GIVEN PROBLEM: Quote word for word the lines below, beginning with the first and ending with the one that has "var y = chart.scales.y;". Drop the pictures.

[Start]

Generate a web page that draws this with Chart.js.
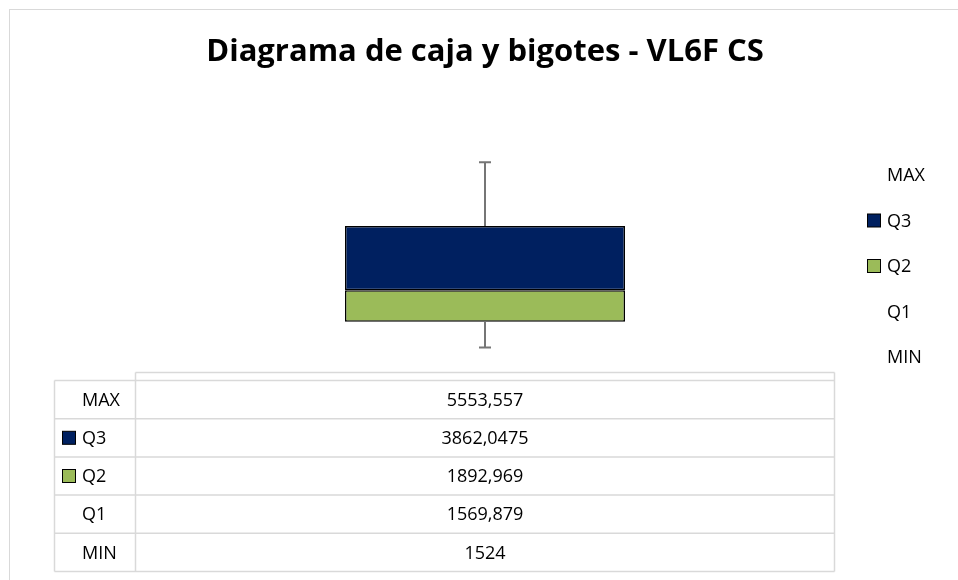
<!DOCTYPE html>
<html>
<head>
<meta charset="utf-8">
<script src="https://cdn.jsdelivr.net/npm/chart.js@4/dist/chart.umd.min.js"></script>
<style>
  body { margin: 0; background: #fff; }
  #wrap { position: relative; width: 958px; height: 580px; }
</style>
</head>
<body>
<div id="wrap"><canvas id="canvas"></canvas></div>
<script>
// data
var categories = ['1'];
var seriesNames = ['MAX', 'Q3', 'Q2', 'Q1', 'MIN'];
var maxValues = [5553.557];
var q3Values = [3862.0475];
var q2Values = [1892.969];
var q1Values = [1569.879];
var minValues = [1524];
// error bar lengths as drawn (estimated)
var whiskerUp = [3830];
var whiskerDown = [1540];

var navy = '#002060';
var green = '#9BBB59';
var font = '"Open Sans", "Liberation Sans", sans-serif';

function fmt(v) {
  return String(v).replace('.', ',');
}

// legend + data table + whiskers, drawn from the chart scales
var extras = {
  id: 'extras',
  afterDatasetsDraw: function(chart) {
    var ctx = chart.ctx;
    var x = chart.scales.x;
    var y = chart.scales.y;

    // whiskers
    ctx.save();
    ctx.strokeStyle = '#767676';
    ctx.lineWidth = 2;
    categories.forEach(function(c, i) {
      var cx = x.getPixelForValue(i);
      var top = q1Values[i] + q2Values[i] + q3Values[i];
      var y1 = y.getPixelForValue(top);
      var y2 = y.getPixelForValue(top + whiskerUp[i]);
      var y3 = y.getPixelForValue(q1Values[i]);
      var y4 = y.getPixelForValue(q1Values[i] - whiskerDown[i]);
      ctx.beginPath();
      ctx.moveTo(cx, y1); ctx.lineTo(cx, y2);
      ctx.moveTo(cx - 6, y2); ctx.lineTo(cx + 6, y2);
      ctx.moveTo(cx, y3); ctx.lineTo(cx, y4);
      ctx.moveTo(cx - 6, y4); ctx.lineTo(cx + 6, y4);
      ctx.stroke();
    });
    ctx.restore();
  },
  afterDraw: function(chart) {
    var ctx = chart.ctx;
    var area = chart.chartArea;
    var swatch = { 'Q3': navy, 'Q2': green };
    var rows = {
      'MAX': maxValues, 'Q3': q3Values, 'Q2': q2Values, 'Q1': q1Values, 'MIN': minValues
    };

    ctx.save();
    // outer chart border
    ctx.strokeStyle = '#d9d9d9';
    ctx.lineWidth = 1;
    ctx.strokeRect(9.5, 9.5, 1000, 1000);

    // legend on the right
    ctx.font = '18px ' + font;
    ctx.textBaseline = 'middle';
    ctx.textAlign = 'left';
    seriesNames.forEach(function(name, i) {
      var ly = 175 + i * 45.5;
      if (swatch[name]) {
        ctx.fillStyle = swatch[name];
        ctx.fillRect(867.5, ly - 6.5, 13, 13);
        ctx.strokeStyle = '#000';
        ctx.strokeRect(867.5, ly - 6.5, 13, 13);
      }
      ctx.fillStyle = '#000';
      ctx.fillText(name, 887, ly + 1);
    });

    // data table
    var left = 54.5, colL = area.left + 0.5, colR = area.right - 0.5;
    var headTop = 372.5, rowTop = 380.5, rowH = 38.2;
    var bottom = rowTop + rowH * seriesNames.length;
    ctx.strokeStyle = '#d9d9d9';
    ctx.lineWidth = 1.5;
    ctx.beginPath();
    ctx.moveTo(colL, headTop); ctx.lineTo(colR, headTop);
    for (var r = 0; r <= seriesNames.length; r++) {
      var ry = rowTop + r * rowH;
      ctx.moveTo(left, ry); ctx.lineTo(colR, ry);
    }
    ctx.moveTo(left, rowTop); ctx.lineTo(left, bottom);
    ctx.moveTo(colL, headTop); ctx.lineTo(colL, bottom);
    ctx.moveTo(colR, headTop); ctx.lineTo(colR, bottom);
    ctx.stroke();

    seriesNames.forEach(function(name, i) {
      var cy = rowTop + rowH * (i + 0.5);
      if (swatch[name]) {
        ctx.fillStyle = swatch[name];
        ctx.fillRect(62.5, cy - 6.5, 13, 13);
        ctx.strokeStyle = '#000';
        ctx.lineWidth = 1;
        ctx.strokeRect(62.5, cy - 6.5, 13, 13);
      }
      ctx.fillStyle = '#000';
      ctx.textAlign = 'left';
      ctx.fillText(name, 82, cy + 1);
      ctx.textAlign = 'center';
      categories.forEach(function(c, j) {
        ctx.fillText(fmt(rows[name][j]), chart.scales.x.getPixelForValue(j), cy + 1);
      });
    });
    ctx.restore();
  }
};

var chart = new Chart(document.getElementById('canvas'), {
  type: 'bar',
  data: {
    labels: categories,
    datasets: [
      { label: 'Q1', data: q1Values, backgroundColor: 'rgba(0,0,0,0)', borderWidth: 0 },
      { label: 'Q2', data: q2Values, backgroundColor: green, borderColor: '#000', borderWidth: 1.5, borderSkipped: false },
      { label: 'Q3', data: q3Values, backgroundColor: navy, borderColor: '#000', borderWidth: 1.5, borderSkipped: false }
    ]
  },
  options: {
    responsive: true,
    maintainAspectRatio: false,
    animation: false,
    layout: { padding: { left: 135, right: 123, top: 0, bottom: 232 } },
    datasets: { bar: { barPercentage: 0.4, categoryPercentage: 1 } },
    scales: {
      x: { display: false, stacked: true },
      y: { display: false, stacked: true, min: 0, max: 12000 }
    },
    plugins: {
      legend: { display: false },
      tooltip: { enabled: false },
      title: {
        display: true,
        text: 'Diagrama de caja y bigotes - VL6F CS',
        color: '#000',
        font: { family: font, size: 31, weight: 'bold' },
        padding: { top: 34, bottom: 77 }
      }
    }
  },
  plugins: [extras]
});
</script>
</body>
</html>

[End]

THE COMPLETED TASK:
Generate a web page that draws this with Chart.js.
<!DOCTYPE html>
<html>
<head>
<meta charset="utf-8">
<script src="https://cdn.jsdelivr.net/npm/chart.js@4/dist/chart.umd.min.js"></script>
<style>
  body { margin: 0; background: #fff; }
  #wrap { position: relative; width: 958px; height: 580px; }
</style>
</head>
<body>
<div id="wrap"><canvas id="canvas"></canvas></div>
<script>
// data
var categories = ['1'];
var seriesNames = ['MAX', 'Q3', 'Q2', 'Q1', 'MIN'];
var maxValues = [5553.557];
var q3Values = [3862.0475];
var q2Values = [1892.969];
var q1Values = [1569.879];
var minValues = [1524];
// error bar lengths as drawn (estimated)
var whiskerUp = [3830];
var whiskerDown = [1540];

var navy = '#002060';
var green = '#9BBB59';
var font = '"Open Sans", "Liberation Sans", sans-serif';

function fmt(v) {
  return String(v).replace('.', ',');
}

// legend + data table + whiskers, drawn from the chart scales
var extras = {
  id: 'extras',
  afterDatasetsDraw: function(chart) {
    var ctx = chart.ctx;
    var x = chart.scales.x;
    var y = chart.scales.y;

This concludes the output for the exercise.